Silent Canon in Ordinary Form
  • ghmus7
    Posts: 1,221
    Well I cannot see why singing by the congregation could not be encouraged in the EF. Isn't that really what the reforms were about?
    But I have never seen or participated in an EF where the congregation did any singing except sometimes with a hymn after the last gospel. That's what I meant, more that the forms of the rites influencing each other though the OF would benefit I'm,sure.
  • kevinfkevinf
    Posts: 1,111
    Go to St. Nicholas du Chardonnet in Paris. People sing the Ordinary, the Alleluia and some Latin hymns. Yes, its an EF liturgy.
    Thanked by 1madorganist
  • Protasius
    Posts: 468
    At every high mass I have attended where a chant ordinary was sung, the people sang their part of the ordinary and the responses. And the vast majority of these masses are EF liturgies.
  • a_f_hawkins
    Posts: 1,983
    We have a disconnect between the experience of ghmus7 - "I have never seen or participated in an EF where the congregation did any singing" and the consistent teaching of the popes from 1903 to 1955 summarised in De musica sacra, Sep 1958. See AAS-50-1958 available in English from CCWatershed. Note the first paragraph of the introduction, and #24-27.
    In this manner a most desireable result will be accomplished, for Christians in every part of the world will be able to express their common Faith by active participation in the most holy Sacrifice of the Mass with a common joyful chant.
    Hac sane via illud maxime optabile obtineri potest, ut Christifideles, ubicumque terrarum, communem Fidem in actuosa participatione sacrosancto Missae Sacrificio, communi quoque laetoque concentu manifestare valeant.
    Thanked by 1hilluminar
  • tomjaw
    Posts: 1,839
    We have a disconnect between the experience of ghmus7 - "I have never seen or participated in an EF where the congregation did any singing" and the consistent teaching of the popes from 1903 to 1955 summarised ...

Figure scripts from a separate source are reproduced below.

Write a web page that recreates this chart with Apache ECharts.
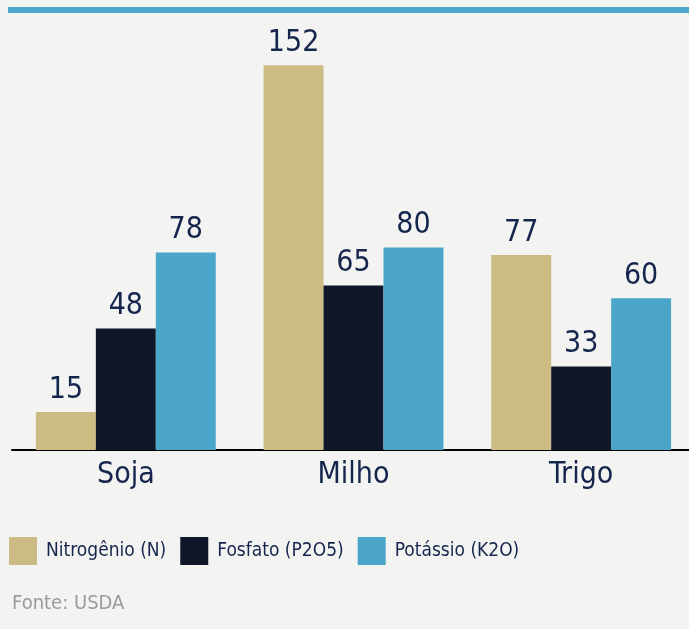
<!DOCTYPE html>
<html><head><meta charset="utf-8">
<script src="https://cdn.jsdelivr.net/npm/echarts@6/dist/echarts.min.js"></script>
<style>html,body{margin:0;padding:0;background:#f3f3f1;overflow:hidden}#c{width:700px;height:629px}</style>
</head><body><div id="c"></div>
<script>
const categories = ['Soja', 'Milho', 'Trigo'];
const nitrogenio = [15, 152, 77];
const fosfato = [48, 65, 33];
const potassio = [78, 80, 60];
const seriesNames = ['Nitrogênio (N)', 'Fosfato (P2O5)', 'Potássio (K2O)'];
const colors = ['#cdbb84', '#0f1729', '#4aa5c8'];
const FONT = '"Liberation Sans Narrow", "DejaVu Sans Condensed", sans-serif';
const chart = echarts.init(document.getElementById('c'));
function mk(name, data, color) {
  return {
    name, type: 'bar', data, barGap: '0%', barCategoryGap: '21%',
    itemStyle: { color },
    label: { show: true, position: 'top', distance: 7, color: '#15254d', fontSize: 30, fontFamily: FONT }
  };
}
chart.setOption({
  backgroundColor: '#f3f3f1',
  animation: false,
  color: colors,
  grid: { left: 12, top: 45, width: 683, height: 405, containLabel: false },
  xAxis: {
    type: 'category', data: categories,
    axisLine: { lineStyle: { color: '#000', width: 2 } },
    axisTick: { show: false },
    axisLabel: { color: '#15254d', fontSize: 30, fontFamily: FONT, margin: 10 }
  },
  yAxis: { type: 'value', min: 0, max: 160, show: false, splitLine: { show: false } },
  legend: {
    left: 9, top: 537, padding: 0, itemWidth: 28, itemHeight: 28, itemGap: 14,
    icon: 'rect',
    textStyle: { color: '#15254d', fontSize: 19, fontFamily: FONT, padding: [0, 0, 0, 4] },
    data: seriesNames
  },
  graphic: [
    { type: 'rect', shape: { x: 8, y: 7, width: 690, height: 6 }, style: { fill: '#4aa8cc' } },
    { type: 'text', left: 12, top: 594, style: { text: 'Fonte: USDA', fill: '#9a9a9a', fontSize: 20, fontFamily: FONT } }
  ],
  series: [mk(seriesNames[0], nitrogenio, colors[0]), mk(seriesNames[1], fosfato, colors[1]), mk(seriesNames[2], potassio, colors[2])]
});
</script></body></html>
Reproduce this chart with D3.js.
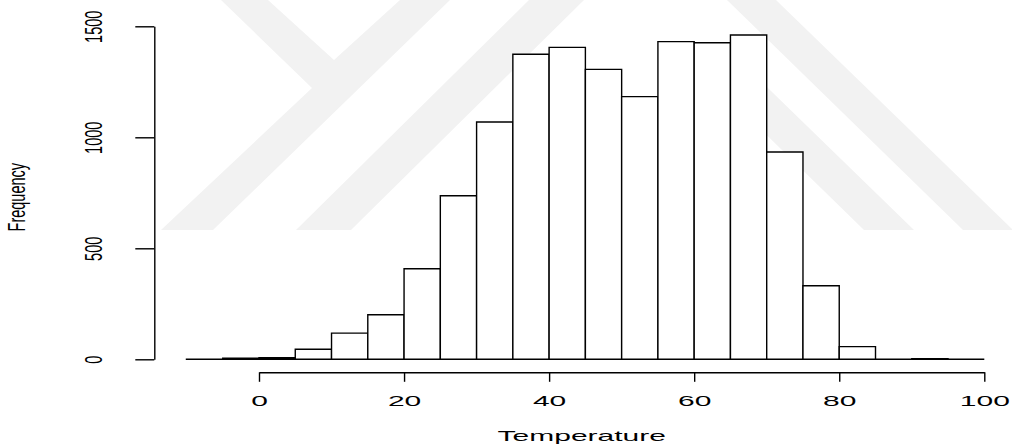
<!DOCTYPE html>
<html>
<head>
<meta charset="utf-8">
<script src="https://cdn.jsdelivr.net/npm/d3@7"></script>
<style>
  html, body { margin: 0; padding: 0; background: #fff; }
  text { font-family: "Liberation Sans", Arial, Helvetica, sans-serif; fill: #000; }
</style>
</head>
<body>
<div id="chart"></div>
<script>
'use strict';

// histogram of temperature, bins of width 5
var binStarts = [-10, -5, 0, 5, 10, 15, 20, 25, 30, 35, 40, 45, 50, 55, 60, 65, 70, 75, 80, 85, 90, 95];
var counts = [1, 5, 7, 45, 118, 201, 408, 737, 1069, 1374, 1405, 1306, 1183, 1431, 1426, 1461, 934, 331, 57, 0, 3, 0];
var binWidth = 5;
var xTicks = [0, 20, 40, 60, 80, 100];
var yTicks = [0, 500, 1000, 1500];

var width = 1012,
    height = 445;

var svg = d3.select('#chart').append('svg')
    .attr('width', width)
    .attr('height', height);

// faint watermark behind the plot
var watermark = [
  [[221, 0], [268, 0], [334, 60], [400, 0], [450, 0], [213, 230], [161, 230], [312, 88]],
  [[296, 230], [351, 230], [584, 0], [529, 0]],
  [[562, 230], [617, 230], [741, 110], [864, 230], [914, 230], [738, 59]],
  [[727, 0], [776, 0], [1013, 230], [963, 230]]
];
svg.append('g')
  .selectAll('polygon')
  .data(watermark)
  .enter().append('polygon')
    .attr('points', function(d) { return d.map(function(p) { return p.join(','); }).join(' '); })
    .attr('fill', '#f2f2f2');

var x = d3.scaleLinear().domain([0, 100]).range([259, 984.3]);
var y = d3.scaleLinear().domain([0, 1500]).range([359.3, 26.3]);

// bars (paths so that empty bins still show as a line)
svg.append('g')
  .selectAll('path')
  .data(binStarts)
  .enter().append('path')
    .attr('d', function(d, i) {
      var x0 = x(d), x1 = x(d + binWidth), y0 = y(0), y1 = y(counts[i]);
      return 'M' + x0 + ',' + y0 + 'V' + y1 + 'H' + x1 + 'V' + y0 + 'Z';
    })
    .attr('fill', '#fff')
    .attr('stroke', '#000')
    .attr('stroke-width', 1.4);

// x axis
var xAxis = svg.append('g')
    .attr('transform', 'translate(0,372.3)')
    .call(d3.axisBottom(x).tickValues(xTicks).tickFormat(d3.format('d')).tickSize(9.5).tickSizeOuter(0));
xAxis.selectAll('path, line').attr('stroke', '#000').attr('stroke-width', 1.4);
xAxis.selectAll('text')
    .attr('y', 0).attr('dy', 0)
    .attr('transform', 'translate(0,33.7) scale(2,1)')
    .style('font-size', '15px')
    .attr('fill', '#000');

// y axis
var yAxis = svg.append('g')
    .attr('transform', 'translate(154.3,0)')
    .call(d3.axisLeft(y).tickValues(yTicks).tickFormat(d3.format('d')).tickSize(19).tickSizeOuter(0));
yAxis.selectAll('path, line').attr('stroke', '#000').attr('stroke-width', 1.4);
yAxis.selectAll('text')
    .attr('x', 0).attr('dy', 0)
    .attr('text-anchor', 'middle')
    .attr('transform', 'translate(-52.3,0) rotate(-90) scale(1,1.65)')
    .style('font-size', '14.5px')
    .attr('fill', '#000');

// axis titles
svg.append('text')
    .attr('text-anchor', 'middle')
    .attr('transform', 'translate(' + x(44.5) + ',440.8) scale(2,1)')
    .style('font-size', '15px')
    .text('Temperature');

svg.append('text')
    .attr('text-anchor', 'middle')
    .attr('transform', 'translate(25,' + y(730) + ') rotate(-90) scale(1,1.65)')
    .style('font-size', '14.5px')
    .text('Frequency');
</script>
</body>
</html>
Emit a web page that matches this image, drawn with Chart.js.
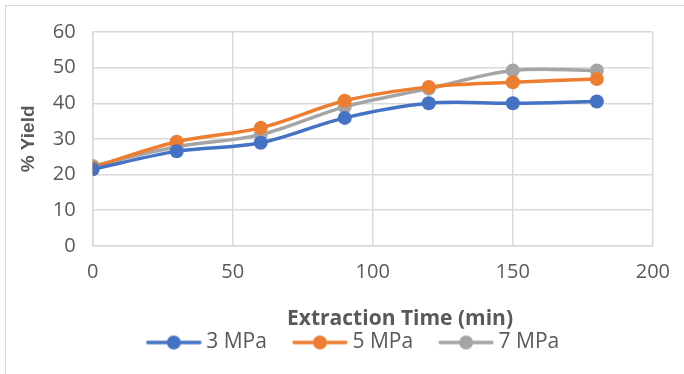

    Yes we all know some, and this is only a few places that have a low Mass culture. I will also point out that here in the U.K. many masses are without music because they take place during the week, when many are working. While we could sing our 7am low Mass most days if I got my children up to serve, although those that have to get to work may not be too happy with a Mass that will be 30mins longer. It is easier for us to have a later Mass on Feast days that can be sung (10am, 12.30 or 7pm in the evening)

    As for the "consistent teaching of the popes".. teaching is all very well but what about leading by example... As for the tinkering with the Liturgy between 1903 and 1957, how does a period of regular change aid in participation? Stability is what is required, once the music becomes familiar then we can move forward.
  • a_f_hawkins
    Posts: 1,983
    If no one sings that is one thing (Low Mass). But if there is singing then the congregation should participate. Not monopolise, participate. This has been a stable feature of the directives on the Mass for the whole of my 80 years, that is how it was at my school Masses, that is what popes have commended, instructed, requested, implored for all the last century.
    Thanked by 1hilluminar
  • dad29
    Posts: 1,902
    Well, we could always use Fr. Martin SJ's approach: if the laity doesn't obey, the teaching is not received, ergo the teaching is invalid.

    There. All fixed!!
  • Dad,

    You forgot the other convenient part, if it's a teaching Fr. Martin wants others to accept. "It's the prophetic voice in the Church today."